In effect the config file defines a domain specific language, using regular Python syntax, which can easily be loaded into what corresponds to the make utility by an import statement:

prefs = {
    "cvs" :
    {
        "cvs" : "C:\\Program Files\\cvsnt\\cvs.exe", 
        "workingDirectory" : "C:\\Inetpub\\wwwroot",
        "root" : ":pserver:foo:bar@1.2.3.4:/foobar",
        "module" : "baz",
        "revision" : "HEAD"    
    },
    "nunit" :  
    {
        "nunitconsole" : "C:\\...\\nunit-console.exe",
        "projectsOrAssemblies" : [C:\\Inetpub\\...\\foobar.nunit" ]
    },
    ...
}

tasks = [ ("Checkout Foobar from cvs",
    lambda: Task.CvsCheckout(prefs["cvs"]["cvs"],
                             prefs["cvs"]["workingDirectory"],
                             prefs["cvs"]["root"],
                             prefs["cvs"]["module"],
                             prefs["cvs"]["revision"])),
    ...,
    ("Running NUnit",
    lambda: Task.NUnit(prefs["nunit"]["nunitconsole"],
                       prefs["nunit"]["projectsOrAssemblies"]))
]

This example, using the basic concepts of FP such as lists, list comprehension, tuples, build-in functions, and nice syntax, provided you with a glimpse of how a lot can be achieved in relatively few lines of Python code.
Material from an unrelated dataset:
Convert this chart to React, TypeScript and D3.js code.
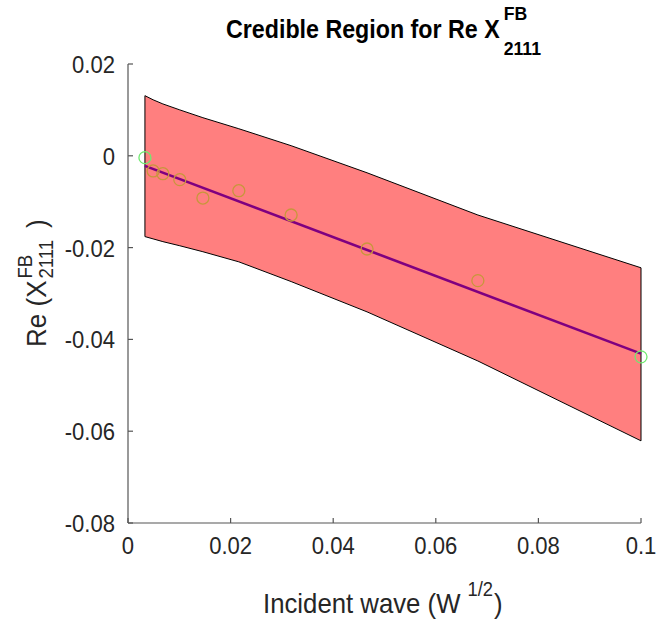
import React, { useEffect, useRef } from "react";
import * as d3 from "d3";

const xVals = [0.0033, 0.0049, 0.0068, 0.0101, 0.0146, 0.0216, 0.0318, 0.0466, 0.0682, 0.1];
const observed = [-0.0004, -0.0033, -0.0039, -0.0052, -0.0092, -0.0076, -0.0129, -0.0203, -0.0272, -0.0438];
const upperBound = [0.0131, 0.0122, 0.0113, 0.01, 0.0083, 0.0059, 0.0022, -0.0037, -0.0129, -0.0244];
const lowerBound = [-0.0176, -0.0181, -0.0187, -0.0196, -0.0209, -0.0231, -0.0274, -0.034, -0.0447, -0.0621];
const fitX = [0.0033, 0.1];
const fitY = [-0.0022, -0.0431];
const highlighted = [true, false, false, false, false, false, false, false, false, true];
const xTicks = [0, 0.02, 0.04, 0.06, 0.08, 0.1];
const xTickLabels = ["0", "0.02", "0.04", "0.06", "0.08", "0.1"];
const yTicks = [0.02, 0, -0.02, -0.04, -0.06, -0.08];
const yTickLabels = ["0.02", "0", "-0.02", "-0.04", "-0.06", "-0.08"];

const W = 656;
const H = 626;
const FONT = "'Liberation Sans', Arial, sans-serif";

export default function App() {
  const ref = useRef<SVGSVGElement>(null);
  useEffect(() => {
    const svg = d3.select(ref.current);
    svg.selectAll("*").remove();
    const x = d3.scaleLinear().domain([0, 0.1]).range([128, 641]);
    const y = d3.scaleLinear().domain([-0.08, 0.02]).range([523, 64]);

    // text helper with horizontal compression
    const txt = (parent: any, tx: number, ty: number, s: string, size: number, sx: number, anchor = "start", weight = "normal", fill = "#262626") => {
      const t = parent.append("text")
        .attr("transform", `translate(${tx},${ty}) scale(${sx},1)`)
        .attr("text-anchor", anchor)
        .attr("font-family", FONT)
        .attr("font-size", size)
        .attr("font-weight", weight)
        .attr("fill", fill)
        .text(s);
      return (t.node() as SVGTextElement).getComputedTextLength() * sx;
    };

    // band
    const band = xVals.map((v, i) => [x(v), y(upperBound[i])] as [number, number])
      .concat(xVals.map((v, i) => [x(v), y(lowerBound[i])] as [number, number]).reverse());
    svg.append("path")
      .attr("d", d3.line()(band) + "Z")
      .attr("fill", "#ff7f7f")
      .attr("stroke", "#000")
      .attr("stroke-width", 1);

    // fit line
    const line = d3.line<number>().x((d, i) => x(fitX[i])).y((d) => y(d));
    svg.append("path")
      .attr("d", line(fitY))
      .attr("fill", "none")
      .attr("stroke", "#7f0080")
      .attr("stroke-width", 2.6);

    // points
    svg.selectAll("circle.pt")
      .data(observed)
      .enter()
      .append("circle")
      .attr("cx", (d, i) => x(xVals[i]))
      .attr("cy", (d) => y(d))
      .attr("r", 6)
      .attr("fill", "none")
      .attr("stroke", (d, i) => (highlighted[i] ? "#6fea6f" : "#c8963c"))
      .attr("stroke-width", 1.3);

    // axes
    const axisColor = "#555";
    svg.append("line").attr("x1", x(0)).attr("x2", x(0)).attr("y1", y(0.02)).attr("y2", y(-0.08))
      .attr("stroke", axisColor).attr("stroke-width", 1.2);
    svg.append("line").attr("x1", x(0)).attr("x2", x(0.1)).attr("y1", y(-0.08)).attr("y2", y(-0.08))
      .attr("stroke", axisColor).attr("stroke-width", 1.2);
    xTicks.forEach((t, i) => {
      svg.append("line").attr("x1", x(t)).attr("x2", x(t)).attr("y1", y(-0.08)).attr("y2", y(-0.08) - 5)
        .attr("stroke", axisColor).attr("stroke-width", 1.2);
      txt(svg, x(t), y(-0.08) + 31, xTickLabels[i], 24, 0.92, "middle");
    });
    yTicks.forEach((t, i) => {
      svg.append("line").attr("x1", x(0)).attr("x2", x(0) + 5).attr("y1", y(t)).attr("y2", y(t))
        .attr("stroke", axisColor).attr("stroke-width", 1.2);
      txt(svg, x(0) - 13, y(t) + 9, yTickLabels[i], 24, 0.92, "end");
    });

    // title
    const tw = txt(svg, 226, 38, "Credible Region for Re X", 25, 0.93, "start", "bold", "#000");
    txt(svg, 226 + tw + 4, 20, "FB", 19, 0.93, "start", "bold", "#000");
    txt(svg, 226 + tw + 4, 55, "2111", 19, 0.93, "start", "bold", "#000");

    // x label
    const xlw = txt(svg, 263, 613, "Incident wave (W", 28, 0.92);
    const supw = txt(svg, 263 + xlw + 7, 596, "1/2", 20, 0.92);
    txt(svg, 263 + xlw + 7 + supw + 1, 613, ")", 28, 0.92);

    // y label
    const g = svg.append("g").attr("transform", "translate(46,347) rotate(-90)");
    const ylw = txt(g, 0, 0, "Re (X", 28, 0.93);
    txt(g, ylw + 2, -14, "FB", 20, 0.93);
    const subw = txt(g, ylw + 2, 7, "2111", 20, 0.93);
    txt(g, ylw + 2 + subw + 12, 0, ")", 28, 0.93);
  }, []);

  return (
    <svg ref={ref} width={W} height={H} style={{ position: "absolute", left: 0, top: 0, background: "#fff" }} />
  );
}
Also, if you really want to explore FP from a Python perspective, I suggest you take a look at the Xoltar Toolkit (unfortunately, though, it isn’t under active development), described in David Mertz’s columns More Functional Programming in Python and Even More Functional Programming in Python

Bottom line is that the use of FP style in your programs, although it takes time getting use to, leads to fewer lines of code, which leads to fewer places where things can go wrong.

This is not to say that your entire program should be written using the FP style (as is the case with Haskell). However, learning the basic concepts, and how Python exposes these to the developer, you’ll know which patterns to look for in your code that may be better solved using FP constructs.